OpenTSDB / opentsdb

A scalable, distributed Time Series Database.
http://opentsdb.net
GNU Lesser General Public License v2.1
5k stars 1.25k forks source link

Filter expansion issues with HBase 2.1 #1968

Open ezjrbfjm opened 4 years ago

ezjrbfjm commented 4 years ago

We have found using literal_or OpenTSDB filters were taking ages to complete and HBase nodes CPU utilization were higher than before (running only these type of queries), much higher than using solely regexp or wildcard even. This was not a problem using iliteral_or. Simply switching from literal_or to iliteral_or the query times went down significantly (it was a jaw dropping moment). So we ended up changing tsd.query.filter.expansion_limit=0, which seemingly eliminated the problem (to make it more transparent), but as expected the OpenTSDB instances are fetching way more data than before (on the other hand it stopped killing the backend).
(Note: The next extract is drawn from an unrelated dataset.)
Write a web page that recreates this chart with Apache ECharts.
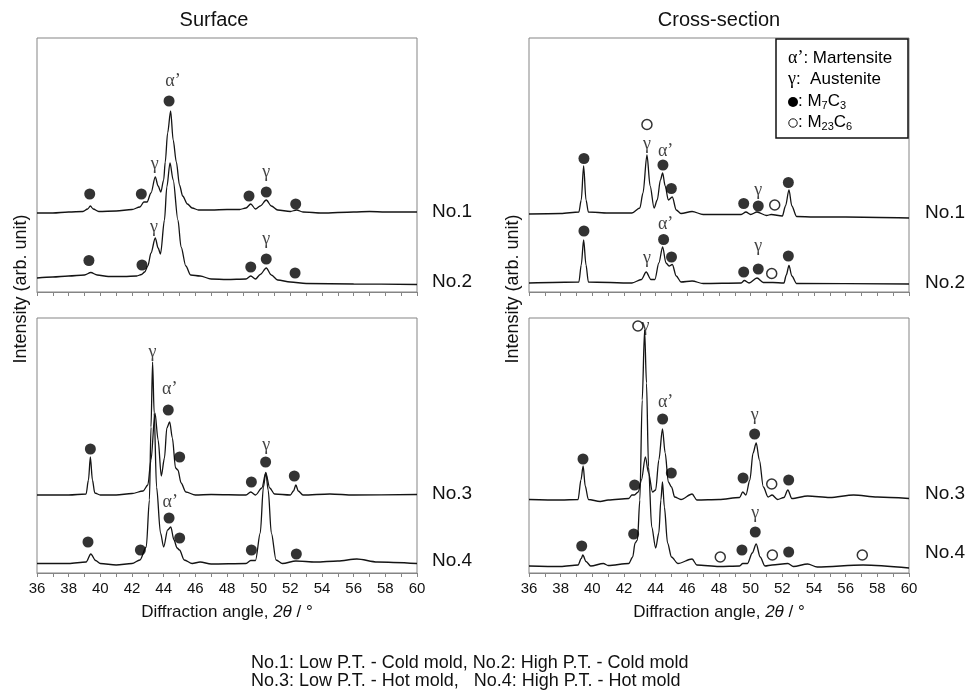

We suspect this could be related to the ColumnPrefixFilter logic change: https://issues.apache.org/jira/browse/HBASE-21620, the suggestion to the reported performance impact was to use more specific HBase filters https://issues.apache.org/jira/browse/HBASE-22448?focusedCommentId=16846481&page=com.atlassian.jira.plugin.system.issuetabpanels%3Acomment-tabpanel#comment-16846481 MultipleColumnPrefixFilter in this case.

If it is caused by the above change would it be possible to revise the HBase filters OpenTSDB uses?

manolama commented 3 years ago

We could change it, yes, but we'd have to maintain backwards compatibility and that'll be a bit involved.

How many filters were you passing in a single literal_or filter?

For the change we'd need to:

  1. Add MultipleColumnPrefixFilter to AsyncHBase
  2. Add a converter to change a List<Filter> to the MultipleColumnPrefixFilter when appropriate.

That way the TSD code doesn't have to change and worry about HBase versions.